Yesterday there was an OI lunch (Order of Interbeing, of which I am a core member, for more info please see the About section of this blog) for the lower hamlet. We introduced ourselves and were prompted to share a favorite dharma door (something we enjoy that helps cultivate our mindfulness practice) – my answer was smiling. There were about 50 of us and it took quite a while to go around. Today all of the hamlets lunched here and there was another OI lunch. I didn’t want to go. Mainly because I wanted time to rest in between lunch and the afternoon program. And also because I don’t feel like I quite belong. It’s a bit stuffy and formal for my taste. I also wanted to eat with Mike. He wound up stopping by where I was eating and since I was already growing impatient waiting for everyone to show up and start lunch I left with him and we went to the Wake Up lunch. It felt refreshing to be with more like minds. (Wake Up is a new off shoot in this tradition and is designed for young practitioners 18-35 years old, see http://www.wkup.org for more info) At the Wake Up lunch we were asked to introduce ourselves and share a bit about our sangha and after I shared about Be Here Now, our almost 10 year old sangha in Missoula that attracts mostly folks in their 20’s and 30’s, many were interested to hear more. I saw clearly that Be Here Now has much to share and offer the wider community as a beacon to shine some light.

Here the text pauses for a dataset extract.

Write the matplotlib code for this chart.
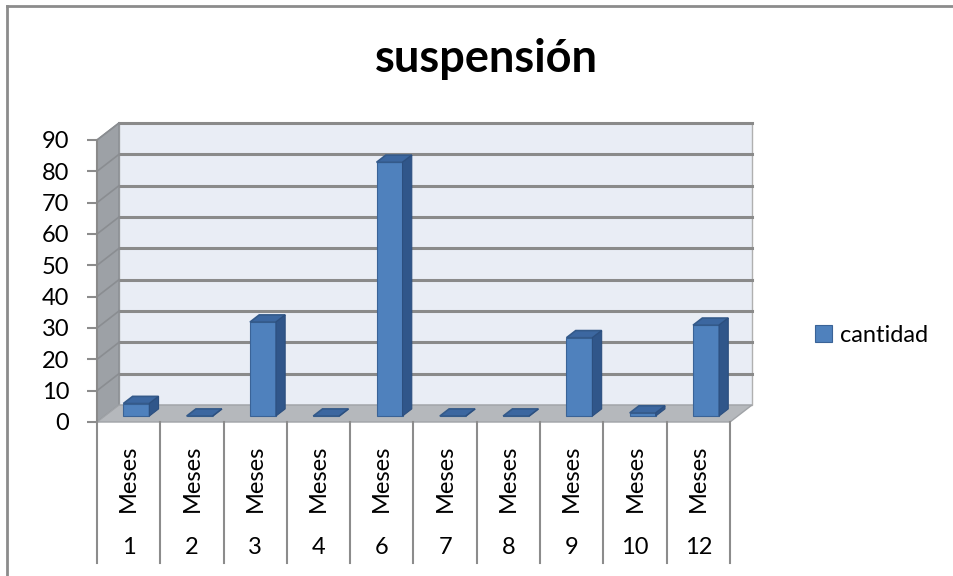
import matplotlib
matplotlib.use('Agg')
import matplotlib.pyplot as plt
from matplotlib.patches import Polygon
from matplotlib.lines import Line2D

plt.rcParams['font.family'] = ['Lato', 'DejaVu Sans']

# datos del grafico
meses = ['1', '2', '3', '4', '6', '7', '8', '9', '10', '12']
cantidad = [4, 0, 30, 0, 81, 0, 0, 25, 1, 29]
yticks = [0, 10, 20, 30, 40, 50, 60, 70, 80, 90]

W, H = 954, 576
fig = plt.figure(figsize=(W / 100, H / 100), dpi=100)

# ejes = plano frontal del grafico 3D
x0, x1, yb, yt = 97, 730, 422, 140
ax = fig.add_axes([x0 / W, 1 - yb / H, (x1 - x0) / W, (yb - yt) / H])
n = len(meses)
ax.set_xlim(0, n)
ax.set_ylim(0, 90)
for s in ax.spines.values():
    s.set_visible(False)
ax.set_xticks([])
ax.set_yticks(yticks)
ax.tick_params(axis='y', length=7, width=1.5, color='#8c8c8c', pad=13, labelsize=17)
ax.patch.set_alpha(0)

px_x = (x1 - x0) / n          # pixeles por categoria
px_y = (yb - yt) / 90         # pixeles por unidad
dx = 22 / px_x                # profundidad en x
dy = 17 / px_y                # profundidad en y

grid_c = '#8a8a8a'
# pared del fondo
ax.add_patch(Polygon([(dx, dy), (n + dx, dy), (n + dx, 90 + dy), (dx, 90 + dy)],
                     closed=True, fc='#e9edf5', ec='#b0b0b0', lw=1, zorder=0, clip_on=False))
# pared lateral
ax.add_patch(Polygon([(0, 0), (dx, dy), (dx, 90 + dy), (0, 90)],
                     closed=True, fc='#9da1a6', ec='#8a8e93', lw=1, zorder=1, clip_on=False))
# piso
ax.add_patch(Polygon([(0, 0), (n, 0), (n + dx, dy), (dx, dy)],
                     closed=True, fc='#b5b8bc', ec='#a0a3a7', lw=1, zorder=1, clip_on=False))
# lineas de cuadricula
for v in yticks[1:]:
    ax.plot([dx, n + dx], [v + dy, v + dy], color=grid_c, lw=2.2, zorder=0.5, clip_on=False)
    ax.plot([0, dx], [v, v + dy], color='#8a8d91', lw=1.2, zorder=1.5, clip_on=False)
ax.plot([0, 0], [0, 90], color=grid_c, lw=1.5, zorder=2, clip_on=False)

# barras
w = 0.41
f0 = 0.35
bd = 0.42
ox, oy = f0 * dx, f0 * dy
centers = [i + 0.5 + ox for i in range(n)]
bars = ax.bar(centers, cantidad, width=w, bottom=oy, color='#4f81bd',
              edgecolor='#3a6397', lw=0.8, zorder=5, label='cantidad')
for c, v in zip(centers, cantidad):
    l, r = c - w / 2, c + w / 2
    top = oy + v
    ax.add_patch(Polygon([(l, top), (r, top), (r + bd * dx, top + bd * dy), (l + bd * dx, top + bd * dy)],
                         closed=True, fc='#3c67a0', ec='#345a8a', lw=1.2, zorder=6))
    ax.add_patch(Polygon([(r, oy), (r + bd * dx, oy + bd * dy), (r + bd * dx, top + bd * dy), (r, top)],
                         closed=True, fc='#30568a', ec='#2c4f7f', lw=0.8, zorder=6))

# tabla de categorias
y_low = -(563 - yb) / px_y
for i in range(n + 1):
    ax.plot([i, i], [0, y_low], color='#8c8c8c', lw=1.5, clip_on=False, zorder=2)
for i, m in enumerate(meses):
    ax.text(i + 0.5, -(478 - yb) / px_y, 'Meses', rotation=90, ha='center', va='center',
            fontsize=17, clip_on=False)
    ax.text(i + 0.5, -(548 - yb) / px_y, m, ha='center', va='center', fontsize=17, clip_on=False)

# titulo
fig.text(486 / W, 1 - 72 / H, 'suspensión', ha='center', va='baseline',
         fontsize=32.5, fontweight='bold')

# leyenda
fig.legend(handles=[bars], labels=['cantidad'], loc='center left',
           bbox_to_anchor=(815 / W, 1 - 335 / H), frameon=False, fontsize=17,
           handlelength=0.7, handleheight=0.7, handletextpad=0.35,
           borderpad=0, borderaxespad=0)

# borde del area del grafico
fig.add_artist(Line2D([7 / W, 7 / W], [0, 1 - 6 / H], color='#8c8c8c', lw=2))
fig.add_artist(Line2D([7 / W, 1], [1 - 6 / H, 1 - 6 / H], color='#8c8c8c', lw=2))

fig.savefig('out.png', dpi=100)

There was a talk given this afternoon by an astrophysicist, Trinh Xuan Thuan, on the convergence of science and buddhism (the title of the retreat was The Science of the Buddha). His speech was hurried as he delivered a power point presentation in the dharma hall. He seemed self-consious and a bit un-sure of himself – which made sense since he was in front of Thay, the monastics and 850 lay practitioners. Early on in his talk a sister gently crept up to him smiling sweetly to ask if he could speak slower as the translators were finding it difficult to keep up. I felt badly for him for the interruption. One can no more simply slow down one’s speech on cue in front of a large audience then the monastics can speak louder (many of them speak very softly and sometimes are barely audible). Mid way through his talk I shut my notebook and laid down across my cushion and an empty one to my left and fell asleep. Mike was alert and happy as a clam to my right (listening to a scientist is right up his alley) and I was glad to be next to him.
Little by little I am understanding that I am in France. All the planning, all the saving, all of the hard work, the long journey and interrupted dreams at night. We have made it here where the owls are thick in the trees, the lotus leaves thick in the pond and the sound of the bell carries on the breeze like a whisper.